Geo: Does not mark repositories as missing on primary due to stale cache
GitLab - and especially Geo - key a number of important decisions off the question of whether a repository exists on disk or not. This is currently done using a Gitaly RPC. The result of that RPC is cached in Rails, using the Redis cache. That cache is sometimes inaccurate.
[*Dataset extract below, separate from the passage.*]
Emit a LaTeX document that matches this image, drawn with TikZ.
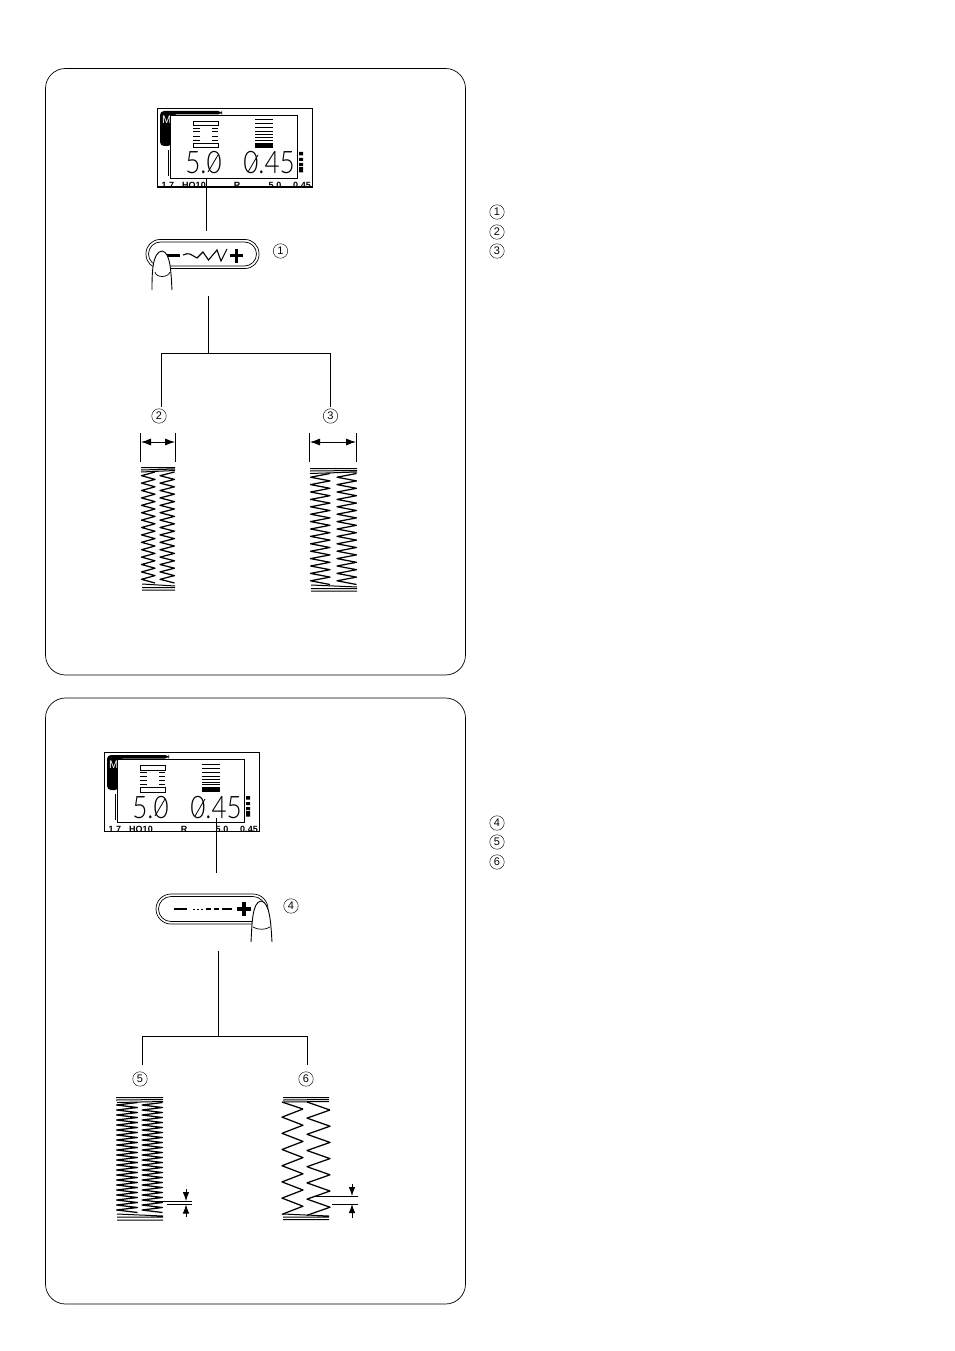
\documentclass[tikz,border=0pt]{standalone}
\usepackage{fontspec}
\usetikzlibrary{arrows.meta}
\setmainfont{Liberation Sans}
\newfontfamily\lcdfont{Lato Light}
\tikzset{
  x=1pt,y=-1pt,
  panel/.style={draw,line width=0.7pt,rounded corners=20pt},
  conn/.style={line width=0.8pt},
  dimline/.style={line width=0.8pt},
  dimarrow/.style={line width=0.8pt,{Latex[length=10pt,width=7pt]}-{Latex[length=10pt,width=7pt]}},
  onearrow/.style={line width=0.8pt,-{Latex[length=9pt,width=6.5pt]}},
  zig/.style={line width=1.25pt,line join=round},
  bar/.style={line width=1pt},
  num/.style={circle,draw,line width=0.45pt,minimum size=14.5pt,inner sep=0pt,font=\fontsize{11}{11}\selectfont},
  btnouter/.style={draw,line width=0.7pt,rounded corners=14pt,minimum width=113pt,minimum height=29pt,inner sep=0pt},
  btninner/.style={draw,line width=0.7pt,rounded corners=12pt,minimum width=108pt,minimum height=24pt,inner sep=0pt},
  lcdbox/.style={draw,line width=1.3pt,fill=white,inner sep=0pt},
  lcdnum/.style={font=\lcdfont\fontsize{31}{31}\selectfont,inner sep=0pt},
  lcdsmall/.style={font=\fontsize{9}{9}\bfseries\selectfont,inner sep=0pt},
  sym/.style={line width=3.2pt},
  finger/.style={line width=0.9pt},
}
% \lcdpanel{name}{xshift}{yshift}
\newcommand{\lcdpanel}[3]{%
\begin{scope}[shift={(#2,#3)}]
  \node[lcdbox,minimum width=155pt,minimum height=79pt,anchor=north west] (#1outer) at (157,108) {};
  \begin{scope}
    \clip (157,108) rectangle (312,187);
    \node[lcdsmall,anchor=base] (#1a) at (168,188.5) {1 7};
    \node[lcdsmall,anchor=base] (#1b) at (194,188.5) {HO10};
    \node[lcdsmall,anchor=base] (#1c) at (237,188.5) {R};
    \node[lcdsmall,anchor=base] (#1d) at (275,188.5) {5.0};
    \node[lcdsmall,anchor=base] (#1e) at (302,188.5) {0.45};
  \end{scope}
  \draw[line width=1.6pt] (157,187.3) -- (312,187.3);
  \fill[rounded corners=4pt] (160,146) -- (160,111) -- (222,111) -- (222,114.5) -- (172,114.5) -- (172,146) -- cycle;
  \node[font=\fontsize{11}{11}\selectfont,white,inner sep=0pt,anchor=base west] (#1m) at (162,124) {M};
  \draw[line width=0.8pt] (168,150) -- (168,176);
  \fill (299,152) rectangle (303,155.5) (299,158) rectangle (303,161) (299,163) rectangle (303,166) (299,167) rectangle (303,172.5);
  \node[lcdbox,minimum width=127pt,minimum height=63pt,anchor=north west] (#1inner) at (170,115) {};
  \draw[line width=1pt] (193.5,121.5) rectangle (218,126) (193.5,143.5) rectangle (218,148);
  \foreach \yy in {128.5,132,136.5,140.5}
    \draw[line width=1pt] (193,\yy) -- (200,\yy) (212,\yy) -- (218,\yy);
  \foreach \yy in {120,124,128,132,135,138,140.5}
    \draw[line width=1pt] (255,\yy) -- (273,\yy);
  \fill (255,143) rectangle (273,148);
  \node[lcdnum,anchor=base] (#1v) at (203.5,174) {\scalebox{.84}[1]{5.0}};
  \node[lcdnum,anchor=base] (#1w) at (269,174) {\scalebox{.84}[1]{0.45}};
  \draw[line width=0.8pt] (208,172) -- (218,155);
  \draw[line width=0.8pt] (248,172) -- (258,155);
\end{scope}}
% \stitch{x1}{x2}{ytop}{n}{period}: zigzag
\newcommand{\stitch}[5]{%
  \draw[zig] plot[samples at={0,...,#4}] ({#1+(#2-#1)*mod(\x,2)},{#3+\x*#5/2});}
\begin{document}
\begin{tikzpicture}
\useasboundingbox (0,0) rectangle (954,1351);
\fill[white] (0,0) rectangle (954,1351);
\draw[panel] (45.5,68.5) rectangle (465.5,675);
\draw[panel] (45.5,698) rectangle (465.5,1304);

% ---------- upper panel
\lcdpanel{la}{0}{0}
\node[btnouter] (ba) at (202.5,254) {};
\node[btninner] (bai) at (202.5,254) {};
\draw[line width=3pt] (167,255.5) -- (180,255.5);
\draw[line width=1.1pt,line join=miter] (183,255) .. controls (186,253.5) and (188,253.5) .. (190,254) -- (197,258) -- (203,252) -- (208.5,260) -- (217,250) -- (221,261) -- (227,249);
\draw[sym] (230,255.5) -- (243,255.5) (236.5,248.5) -- (236.5,262.5);
\fill[white] (152,290) .. controls (152,275) and (152,252) .. (162,251) .. controls (171,252) and (171,275) .. (172,290) -- cycle;
\draw[finger] (152,290) .. controls (152,275) and (152,252) .. (162,251) .. controls (171,252) and (171,275) .. (172,290);
\draw[line width=0.7pt] (155,272) .. controls (156,278) and (168,278) .. (170,272);
\node[num] (n1) at (280.5,251) {1};

\coordinate (ca0) at (206,178);
\coordinate (ca1) at (206,231);
\draw[conn] (ca0) -- (ca1);
\coordinate (ca2) at (208,296);
\coordinate (ca3) at (208,353);
\coordinate (ca4) at (161,353);
\coordinate (ca5) at (330,353);
\coordinate (ca6) at (161,407);
\coordinate (ca7) at (330,407);
\draw[conn] (ca2) -- (ca3);
\draw[conn] (ca6) -- (ca4) -- (ca5) -- (ca7);
\node[num] (n2) at (159,416) {2};
\node[num] (n3) at (330.5,416) {3};

\coordinate (da1) at (140.5,433); \coordinate (da2) at (140.5,462);
\coordinate (da3) at (175.5,433); \coordinate (da4) at (175.5,462);
\draw[dimline] (da1) -- (da2) (da3) -- (da4);
\draw[dimarrow] (141,442) -- (175,442);
\coordinate (db1) at (309.5,433); \coordinate (db2) at (309.5,462);
\coordinate (db3) at (356.5,433); \coordinate (db4) at (356.5,462);
\draw[dimline] (db1) -- (db2) (db3) -- (db4);
\draw[dimarrow] (310,442) -- (356,442);

% stitches 2
\draw[bar] (141,467.5) -- (175,467.5) (141,470) -- (175,469) (141,472) -- (175,470.5);
\stitch{155}{141.5}{472}{30}{7.4}
\stitch{174.5}{160}{472}{30}{7.4}
\draw[bar] (142,584) -- (175,586) (142,587.5) -- (175,587.5) (142,590) -- (175,590);
% stitches 3
\draw[bar] (310,468.5) -- (357,468.5) (310,471) -- (357,470.5) (310,473.5) -- (357,472);
\stitch{330}{310.5}{473.5}{30}{7.4}
\stitch{356.5}{337}{473.5}{30}{7.4}
\draw[bar] (311,585) -- (357,587) (311,588.5) -- (357,588.5) (311,591) -- (357,591);

% ---------- lower panel
\lcdpanel{lb}{-53}{644}
\node[btnouter,minimum width=112pt,minimum height=30pt,rounded corners=15pt] (bb) at (212,909) {};
\node[btninner,minimum width=107pt,minimum height=25pt,rounded corners=12.5pt] (bbi) at (212,909) {};
\draw[line width=2.4pt] (174,909) -- (187,909);
\draw[line width=1pt] (193,909) -- (195,909) (197,909) -- (199,909) (201,909) -- (203,909);
\draw[line width=1.4pt] (206,909) -- (211,909) (214,909) -- (219,909) (222,909) -- (232,909);
\draw[sym] (237,909) -- (251,909) (244,902) -- (244,916);
\fill[white] (251,942) .. controls (252,925) and (252,902) .. (261,901) .. controls (270,902) and (271,925) .. (272,942) -- cycle;
\draw[finger] (251,942) .. controls (252,925) and (252,902) .. (261,901) .. controls (270,902) and (271,925) .. (272,942);
\draw[line width=0.7pt] (253,927) .. controls (257,930) and (266,930) .. (270,927);
\node[num] (n4) at (291,906) {4};

\coordinate (cb0) at (216,818);
\coordinate (cb1) at (216,873);
\draw[conn] (cb0) -- (cb1);
\coordinate (cb2) at (218,951);
\coordinate (cb3) at (218,1036);
\coordinate (cb4) at (142,1036);
\coordinate (cb5) at (307,1036);
\coordinate (cb6) at (142,1065);
\coordinate (cb7) at (307,1065);
\draw[conn] (cb2) -- (cb3);
\draw[conn] (cb6) -- (cb4) -- (cb5) -- (cb7);
\node[num] (n5) at (140,1079) {5};
\node[num] (n6) at (306,1079) {6};

% stitches 5
\draw[bar] (116,1097.5) -- (163,1097.5) (116,1100) -- (163,1099.5) (117,1102.5) -- (163,1101.5);
\stitch{137.5}{116.5}{1102.5}{44}{5}
\stitch{162.5}{142}{1102.5}{44}{5}
\draw[bar] (117,1214) -- (163,1216) (117,1217) -- (163,1217) (117,1220) -- (163,1220);
\coordinate (ea1) at (157,1201); \coordinate (ea2) at (192,1201);
\coordinate (ea3) at (167,1204.5); \coordinate (ea4) at (192,1204.5);
\draw[dimline] (ea1) -- (ea2) (ea3) -- (ea4);
\coordinate (ea5) at (186,1189); \coordinate (ea6) at (186,1201);
\coordinate (ea7) at (186,1217); \coordinate (ea8) at (186,1204.5);
\draw[onearrow] (ea5) -- (ea6);
\draw[onearrow] (ea7) -- (ea8);

% stitches 6
\draw[bar] (283,1097.5) -- (329,1097.5) (283,1100) -- (329,1099.5) (283,1102) -- (329,1101.5);
\draw[zig] (282,1102) -- (303,1109);
\stitch{303}{282}{1109}{13}{16.2}
\draw[zig] (307,1102) -- (330,1110);
\stitch{330}{307}{1110}{13}{16.2}
\draw[bar] (283,1214) -- (329,1216) (283,1217) -- (329,1217) (283,1219.5) -- (329,1219.5);
\coordinate (eb1) at (313,1196); \coordinate (eb2) at (358,1196);
\coordinate (eb3) at (332,1204); \coordinate (eb4) at (358,1204);
\draw[dimline] (eb1) -- (eb2) (eb3) -- (eb4);
\coordinate (eb5) at (352,1184); \coordinate (eb6) at (352,1196);
\coordinate (eb7) at (352,1218); \coordinate (eb8) at (352,1204);
\draw[onearrow] (eb5) -- (eb6);
\draw[onearrow] (eb7) -- (eb8);

% ---------- right-hand numbers
\node[num] (r1) at (497,212) {1};
\node[num] (r2) at (497,232) {2};
\node[num] (r3) at (497,251) {3};
\node[num] (r4) at (497,823) {4};
\node[num] (r5) at (497,842) {5};
\node[num] (r6) at (497,862) {6};
\end{tikzpicture}
\end{document}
This was noticed during the GCP Migration, where - without repository verification - it would have resulted in data loss. This is because when there's no repository, the primary returns
404 errors to the secondary. This is taken by the secondary as a signal not to bother trying to sync the data any more (or at least, until another
Geo::RepositoryUpdatedEvent is received, e.g. through a
git push to the primary).
When the cache is wrong, git clients get a 404 error wrongly. This is OK for humans, who will probably just retry. For Geo, it's a data-loss scenario.
Steps to reproduce
What is the current bug behavior?
project.repository.exists? returns false when
project.repository.raw_repository.exists? returns true
What is the expected correct behavior?
We should always be able to rely on this being true:
project.repository.exists? == project.repository.raw_repository.exists?
Output of checks
This bug happens on GitLab.com
Disable the cache
It's probably not practical, we use this datum in all sorts of places and an RPC is quite expensive compared to a
I don't have any good suggestions at present, but I wanted to capture that this happens, and that it can lead to data loss in certain ~Geo cases.